Hey I rememger Tordon; nasty weedkiller we used on ROW work. No one else on the crew bothered reading the label. I suited up and got laughed at. My ROW career was brief. :alien: 

Welcome! I'm the same age as you; started 10 years earlier. My major accident was June 1980; could blame coworkers or Act of God, but my own bad decisions played a big part. 8 monhs off, and back to school after that, thanks to generous voc rehab in WI. Many minor ones and many more near misses. I still climb 20+ hrs/wk; aches from old injuries but do not plan to stop til I'm 75 or the world ends, whichever comes first.  

Glad you're likin what you're doin; I went the other way, more urban work, more small jobs.


----------



## smokechase II (Sep 18, 2005)

Tordon 22:
Is there a way a fella could have figured out how sound your oak was?
When falling, you bore anything that you're doing something special with to check for rot.
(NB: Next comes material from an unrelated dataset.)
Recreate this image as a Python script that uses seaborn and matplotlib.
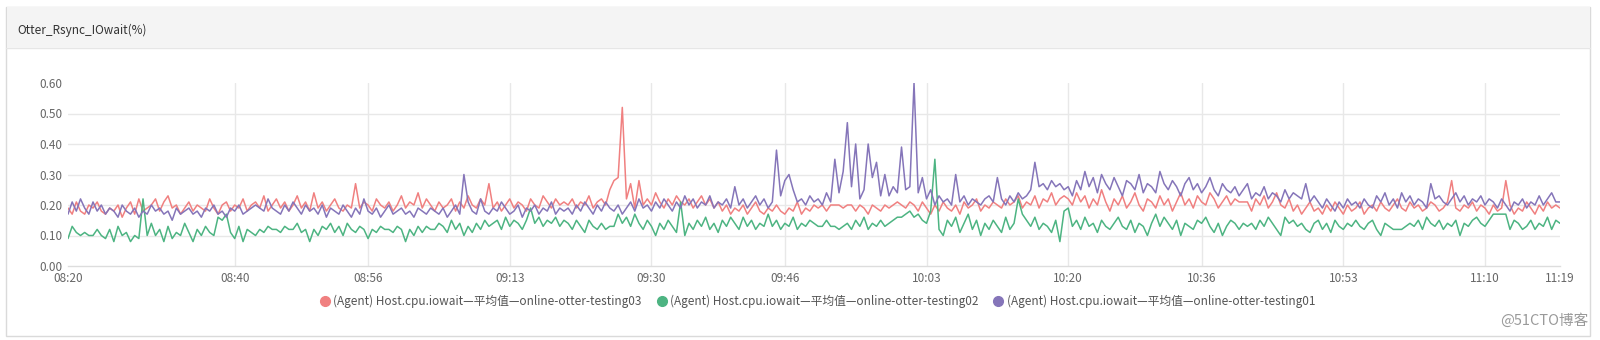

How much rot was in your oak? Could one bore in with saw or drill to check? If your oak wasn't solid, oh boy.
All the best, I'm 53 and a fair bit slower than I was at 35 and I was whining then.


----------



## stehansen (Sep 18, 2005)

That's quite a story. I just turned 52 last week. There are more of us geezers in the biz than I thought. Thanks for the story and welcome.


----------



## begleytree (Sep 18, 2005)

Guy, you sure you read the right label? Used to be a rep around here who would eat the pellets at the shows to prove it was harmless to animals.

Tordon, Welcome.
-Ralph


----------



## Tree Machine (Sep 28, 2005)

And you post a picture of yourself in your avatar and we're suposed to think 'no problem'.

Begley, please stop eating herbicide.  

Good that you could join in, Tordon. Your ride down with the oak just give me shivers. Glad you recovered and found a peaceful way to carry on.


----------